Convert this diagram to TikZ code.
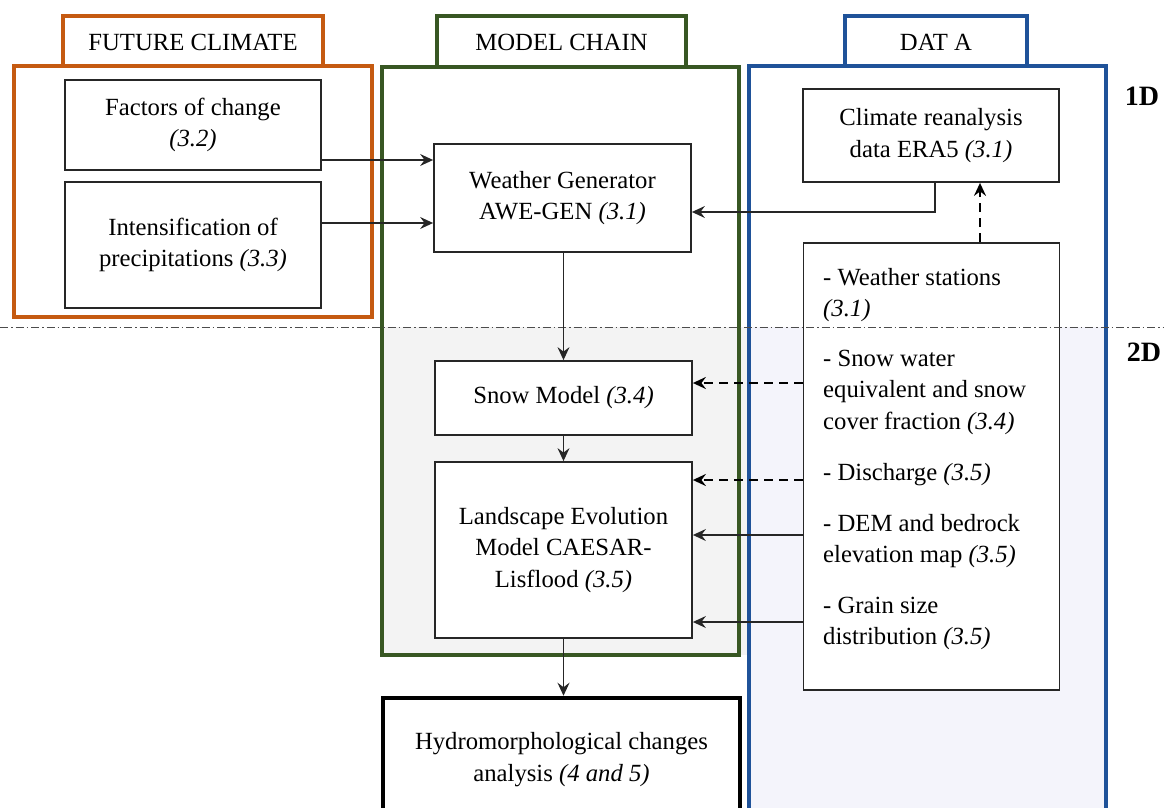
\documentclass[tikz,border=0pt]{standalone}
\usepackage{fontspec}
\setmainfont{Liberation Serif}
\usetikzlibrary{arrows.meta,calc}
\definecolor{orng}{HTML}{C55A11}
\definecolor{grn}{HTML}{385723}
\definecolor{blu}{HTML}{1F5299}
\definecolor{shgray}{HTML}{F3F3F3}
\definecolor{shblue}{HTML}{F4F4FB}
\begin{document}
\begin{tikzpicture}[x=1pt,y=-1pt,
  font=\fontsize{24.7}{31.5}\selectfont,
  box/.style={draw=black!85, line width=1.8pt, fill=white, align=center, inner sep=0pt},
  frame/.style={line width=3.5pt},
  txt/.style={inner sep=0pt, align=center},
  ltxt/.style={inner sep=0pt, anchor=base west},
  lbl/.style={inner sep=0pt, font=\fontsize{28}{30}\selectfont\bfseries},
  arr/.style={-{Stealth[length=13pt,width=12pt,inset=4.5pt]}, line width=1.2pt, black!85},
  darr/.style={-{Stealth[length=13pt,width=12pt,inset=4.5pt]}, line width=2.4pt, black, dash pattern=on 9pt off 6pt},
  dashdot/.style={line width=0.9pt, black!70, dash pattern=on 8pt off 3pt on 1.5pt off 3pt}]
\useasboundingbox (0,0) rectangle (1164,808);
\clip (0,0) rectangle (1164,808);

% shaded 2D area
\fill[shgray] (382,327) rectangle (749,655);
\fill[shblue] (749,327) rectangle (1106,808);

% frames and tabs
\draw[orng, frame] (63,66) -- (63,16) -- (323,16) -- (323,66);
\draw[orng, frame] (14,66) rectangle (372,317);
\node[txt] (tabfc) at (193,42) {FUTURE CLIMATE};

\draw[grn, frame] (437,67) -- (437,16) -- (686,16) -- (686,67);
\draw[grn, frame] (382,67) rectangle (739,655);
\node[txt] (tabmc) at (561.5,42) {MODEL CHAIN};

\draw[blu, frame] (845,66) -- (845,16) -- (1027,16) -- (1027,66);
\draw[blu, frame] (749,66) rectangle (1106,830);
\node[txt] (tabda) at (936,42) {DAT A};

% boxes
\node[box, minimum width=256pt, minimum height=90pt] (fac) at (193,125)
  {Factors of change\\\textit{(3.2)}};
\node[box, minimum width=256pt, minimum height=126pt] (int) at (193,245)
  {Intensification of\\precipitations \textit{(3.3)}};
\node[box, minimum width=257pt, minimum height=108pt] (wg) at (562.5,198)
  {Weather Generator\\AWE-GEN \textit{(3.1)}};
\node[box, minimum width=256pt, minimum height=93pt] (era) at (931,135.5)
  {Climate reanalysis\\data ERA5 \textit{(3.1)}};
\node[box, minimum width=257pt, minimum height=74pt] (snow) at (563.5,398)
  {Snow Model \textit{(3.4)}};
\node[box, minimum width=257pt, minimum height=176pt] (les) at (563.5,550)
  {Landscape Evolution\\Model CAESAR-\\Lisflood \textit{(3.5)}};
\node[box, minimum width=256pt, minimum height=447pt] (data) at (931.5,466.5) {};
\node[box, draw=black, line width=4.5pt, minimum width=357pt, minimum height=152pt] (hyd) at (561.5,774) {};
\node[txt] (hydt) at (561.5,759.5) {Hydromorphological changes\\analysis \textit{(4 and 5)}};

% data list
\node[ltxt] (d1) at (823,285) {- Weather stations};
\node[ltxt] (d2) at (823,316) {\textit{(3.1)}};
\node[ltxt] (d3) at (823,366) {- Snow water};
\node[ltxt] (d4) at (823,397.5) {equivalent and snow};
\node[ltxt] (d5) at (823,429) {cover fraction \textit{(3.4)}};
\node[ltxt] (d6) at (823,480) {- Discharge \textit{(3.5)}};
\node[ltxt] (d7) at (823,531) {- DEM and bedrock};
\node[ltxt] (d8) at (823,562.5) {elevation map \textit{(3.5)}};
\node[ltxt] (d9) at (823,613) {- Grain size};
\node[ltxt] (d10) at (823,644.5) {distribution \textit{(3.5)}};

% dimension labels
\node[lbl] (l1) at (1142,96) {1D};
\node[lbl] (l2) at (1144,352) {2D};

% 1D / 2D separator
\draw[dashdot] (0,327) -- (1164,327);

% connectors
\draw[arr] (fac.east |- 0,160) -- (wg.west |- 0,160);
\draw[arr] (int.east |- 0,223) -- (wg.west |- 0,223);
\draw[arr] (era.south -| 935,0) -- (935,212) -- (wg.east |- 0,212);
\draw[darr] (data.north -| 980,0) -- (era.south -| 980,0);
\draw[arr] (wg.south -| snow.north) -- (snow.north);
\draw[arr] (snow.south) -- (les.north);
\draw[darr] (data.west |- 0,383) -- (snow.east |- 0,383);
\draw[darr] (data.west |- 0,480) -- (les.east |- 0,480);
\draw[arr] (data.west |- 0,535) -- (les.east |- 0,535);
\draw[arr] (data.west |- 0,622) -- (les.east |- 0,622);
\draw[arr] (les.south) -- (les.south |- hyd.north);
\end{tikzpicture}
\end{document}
----
Skip every picture and return the lines above from the top through the one that contains "(tabda) at (936,42)".

THE RESPONSE =
Convert this diagram to TikZ code.
\documentclass[tikz,border=0pt]{standalone}
\usepackage{fontspec}
\setmainfont{Liberation Serif}
\usetikzlibrary{arrows.meta,calc}
\definecolor{orng}{HTML}{C55A11}
\definecolor{grn}{HTML}{385723}
\definecolor{blu}{HTML}{1F5299}
\definecolor{shgray}{HTML}{F3F3F3}
\definecolor{shblue}{HTML}{F4F4FB}
\begin{document}
\begin{tikzpicture}[x=1pt,y=-1pt,
  font=\fontsize{24.7}{31.5}\selectfont,
  box/.style={draw=black!85, line width=1.8pt, fill=white, align=center, inner sep=0pt},
  frame/.style={line width=3.5pt},
  txt/.style={inner sep=0pt, align=center},
  ltxt/.style={inner sep=0pt, anchor=base west},
  lbl/.style={inner sep=0pt, font=\fontsize{28}{30}\selectfont\bfseries},
  arr/.style={-{Stealth[length=13pt,width=12pt,inset=4.5pt]}, line width=1.2pt, black!85},
  darr/.style={-{Stealth[length=13pt,width=12pt,inset=4.5pt]}, line width=2.4pt, black, dash pattern=on 9pt off 6pt},
  dashdot/.style={line width=0.9pt, black!70, dash pattern=on 8pt off 3pt on 1.5pt off 3pt}]
\useasboundingbox (0,0) rectangle (1164,808);
\clip (0,0) rectangle (1164,808);

% shaded 2D area
\fill[shgray] (382,327) rectangle (749,655);
\fill[shblue] (749,327) rectangle (1106,808);

% frames and tabs
\draw[orng, frame] (63,66) -- (63,16) -- (323,16) -- (323,66);
\draw[orng, frame] (14,66) rectangle (372,317);
\node[txt] (tabfc) at (193,42) {FUTURE CLIMATE};

\draw[grn, frame] (437,67) -- (437,16) -- (686,16) -- (686,67);
\draw[grn, frame] (382,67) rectangle (739,655);
\node[txt] (tabmc) at (561.5,42) {MODEL CHAIN};

\draw[blu, frame] (845,66) -- (845,16) -- (1027,16) -- (1027,66);
\draw[blu, frame] (749,66) rectangle (1106,830);
\node[txt] (tabda) at (936,42) {DAT A};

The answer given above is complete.